I've been sitting here organizing bookmarks and paying bills for the last half hour, hoping if I start out in order, I can get through the next few hectic weeks sane. Though that's questionable. We have a lot of new teachers I'll have to get straight, a lot of data to enter and, oh yeah, I have to straighten out the whole school's network since we are all in the middle of a construction zone.

I swear, if one person says to me that it must be nice having our library in the mobile building without as much traffic coming through, I am going to pop off. It's not nice, it means my circulation will  be down, which means our reading scores will suffer which means it'll look like I'm not doing my job ... but mostly, it is a deviation from the norm and I don't handle change well. Just sayin'.

So I'm not really looking forward to tomorrow. Not the literal tomorrow, anyway. The Universal Tomorrow doesn't seem so bad but tomorrow, August 17th, is gonna suck hard. 

At least I won't be the only miserable one there. Nothin' to it but to do it.

July 16, 2010

What dreams may come...

Woke rather late this morning, still wrapped in a pretty disturbing dream. It took me a while to get my heart rate back down and sort the dream shards from reality. The reality is that I woke up alone, tearful and conflicted, needing to talk this through. And since the operative word in that last sentence is alone, I came here.

The gist of the dream was that Tim was here visiting ... we were taking day trips, going out to dinner, watching movies, having a wonderful time as a couple. Pretty much what we do when we are together. It was a good dream, probably why I was sleeping late. It's what I want in my waking life so it's no wonder I'd rather stay there. But that's another post, back to what was so upsetting in the dream ...

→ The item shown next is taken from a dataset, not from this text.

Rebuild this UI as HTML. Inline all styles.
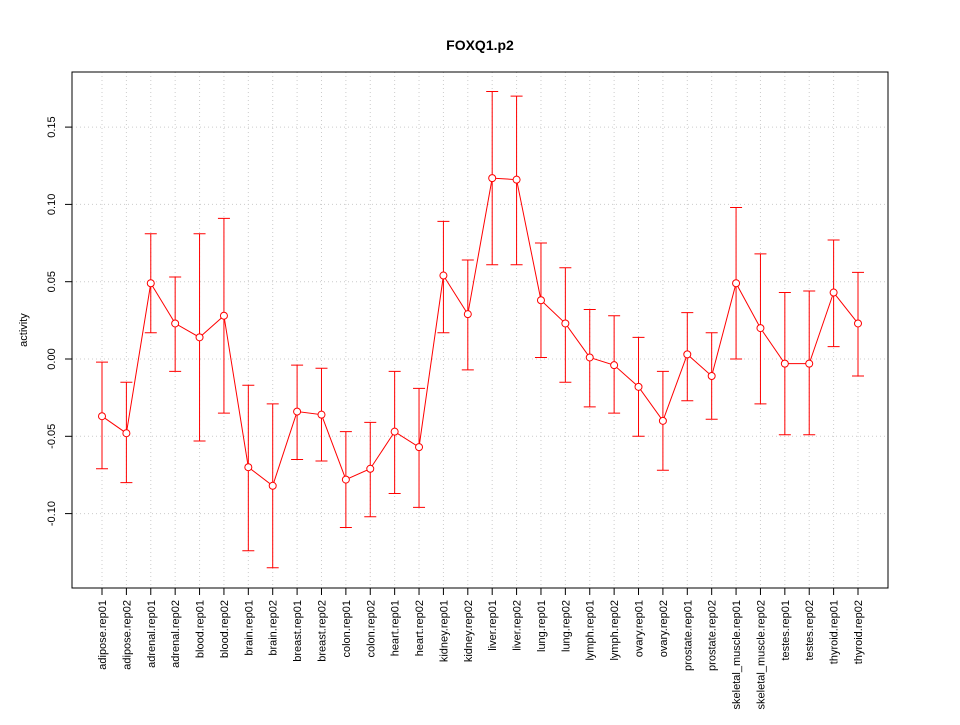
<!DOCTYPE html>
<html><head><meta charset="utf-8"><style>
body{margin:0;background:#fff}
svg text{font-family:"Liberation Sans",sans-serif}
</style></head><body>
<svg id="chart" width="960" height="720" xmlns="http://www.w3.org/2000/svg">
<rect width="960" height="720" fill="#fff"/>
<text x="480" y="50" text-anchor="middle" font-size="14" font-weight="bold">FOXQ1.p2</text>
<g id="grid"></g>
<g id="axes"></g>
<g id="marks"></g>
<rect x="72" y="72" width="816" height="516" fill="none" stroke="#000"/>
<text transform="translate(27,330) rotate(-90)" text-anchor="middle" font-size="11">activity</text>
</svg>
<script>
const categories=["adipose.rep01","adipose.rep02","adrenal.rep01","adrenal.rep02","blood.rep01","blood.rep02","brain.rep01","brain.rep02","breast.rep01","breast.rep02","colon.rep01","colon.rep02","heart.rep01","heart.rep02","kidney.rep01","kidney.rep02","liver.rep01","liver.rep02","lung.rep01","lung.rep02","lymph.rep01","lymph.rep02","ovary.rep01","ovary.rep02","prostate.rep01","prostate.rep02","skeletal_muscle.rep01","skeletal_muscle.rep02","testes.rep01","testes.rep02","thyroid.rep01","thyroid.rep02"];
const values=[-0.037,-0.048,0.049,0.023,0.014,0.028,-0.070,-0.082,-0.034,-0.036,-0.078,-0.071,-0.047,-0.057,0.054,0.029,0.117,0.116,0.038,0.023,0.001,-0.004,-0.018,-0.040,0.003,-0.011,0.049,0.020,-0.003,-0.003,0.043,0.023];
const upper=[-0.002,-0.015,0.081,0.053,0.081,0.091,-0.017,-0.029,-0.004,-0.006,-0.047,-0.041,-0.008,-0.019,0.089,0.064,0.173,0.170,0.075,0.059,0.032,0.028,0.014,-0.008,0.030,0.017,0.098,0.068,0.043,0.044,0.077,0.056];
const lower=[-0.071,-0.080,0.017,-0.008,-0.053,-0.035,-0.124,-0.135,-0.065,-0.066,-0.109,-0.102,-0.087,-0.096,0.017,-0.007,0.061,0.061,0.001,-0.015,-0.031,-0.035,-0.050,-0.072,-0.027,-0.039,0.000,-0.029,-0.049,-0.049,0.008,-0.011];
const yTicks=[-0.10,-0.05,0.00,0.05,0.10,0.15];
const yTickLabels=["-0.10","-0.05","0.00","0.05","0.10","0.15"];
const NS="http://www.w3.org/2000/svg";
const x0=102,x1=858;
function xs(i){return x0+(x1-x0)*i/(categories.length-1);}
function ys(v){return 359-v*1546;}
function mk(parent,tag,attrs){const e=document.createElementNS(NS,tag);for(const k in attrs)e.setAttribute(k,attrs[k]);document.getElementById(parent).appendChild(e);return e;}
yTicks.forEach((t,i)=>{
  let g=mk("grid","line",{x1:72,x2:888,y1:ys(t),y2:ys(t),stroke:"#ccc","stroke-dasharray":"1,3"});
  
  
  let tk=mk("axes","line",{x1:65,x2:72,y1:ys(t),y2:ys(t),stroke:"#000"});
  
  
  let tx=mk("axes","text",{transform:`translate(55,${ys(t)}) rotate(-90)`,"text-anchor":"middle","font-size":"11"});
  tx.textContent=yTickLabels[i];
  
  
});
categories.forEach((c,i)=>{
  const x=xs(i);
  let g=mk("grid","line",{x1:x,x2:x,y1:72,y2:588,stroke:"#ccc","stroke-dasharray":"1,3"});
  
  
  let tk=mk("axes","line",{x1:x,x2:x,y1:588,y2:595,stroke:"#000"});
  
  
  let tx=mk("axes","text",{transform:`translate(${x+4},600) rotate(-90)`,"text-anchor":"end","font-size":"11"});
  tx.textContent=c;
  
  
});
let d=values.map((v,i)=>(i?"L":"M")+xs(i)+","+ys(v)).join("");
let ln=mk("marks","path",{d:d,fill:"none",stroke:"#f00"});


values.forEach((v,i)=>{
  const x=xs(i);
  let e=mk("marks","path",{d:`M${x},${ys(upper[i])}L${x},${ys(lower[i])}M${x-6},${ys(upper[i])}L${x+6},${ys(upper[i])}M${x-6},${ys(lower[i])}L${x+6},${ys(lower[i])}`,stroke:"#f00",fill:"none"});
  
  
  let p=mk("marks","circle",{cx:x,cy:ys(v),r:3.5,fill:"#fff",stroke:"#f00"});
  
  
});
</script>
</body></html>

We were sitting together on a porch *somewhere*, just relaxing on a porch swing, when my phone rang. It was Tim. It didn't strike me as wrong when he was sitting right next to me, probably because they are almost 2 different people. Real Life Tim is warm, chatty, loving, silly, amazing to be with,  I love RLTim. He's what I have always dreamed I would find in a partner. He is who I was canoodling with on the swing, the one I have allowed myself to love and open up to without reservations.

But the Tim that was on the phone was Long Distance Tim, the one that I am constantly connected to at a more  intellectual and digital level.  I have a strange love/hate relationship with him or, rather, with the distance. I LOVE that he and I keep connected when he isn't here but the fact remains that he isn't here. Our conversations are clipped into sentence chunks, carefully chosen for how much time is allotted. Many times, I'll start typing something and he has to leave or has something else going on so I let it go and it never gets said. Other times, I feel overwhelmed by the idea of having to type up everything I am thinking and, not wanting to create any more turmoil, I let it go.  Most of the problems I have with LDTim are my own ... I have such issues with trusting that anyone can love a less than perfect me that I leave out a lot of details when I tell him what's going on in my life.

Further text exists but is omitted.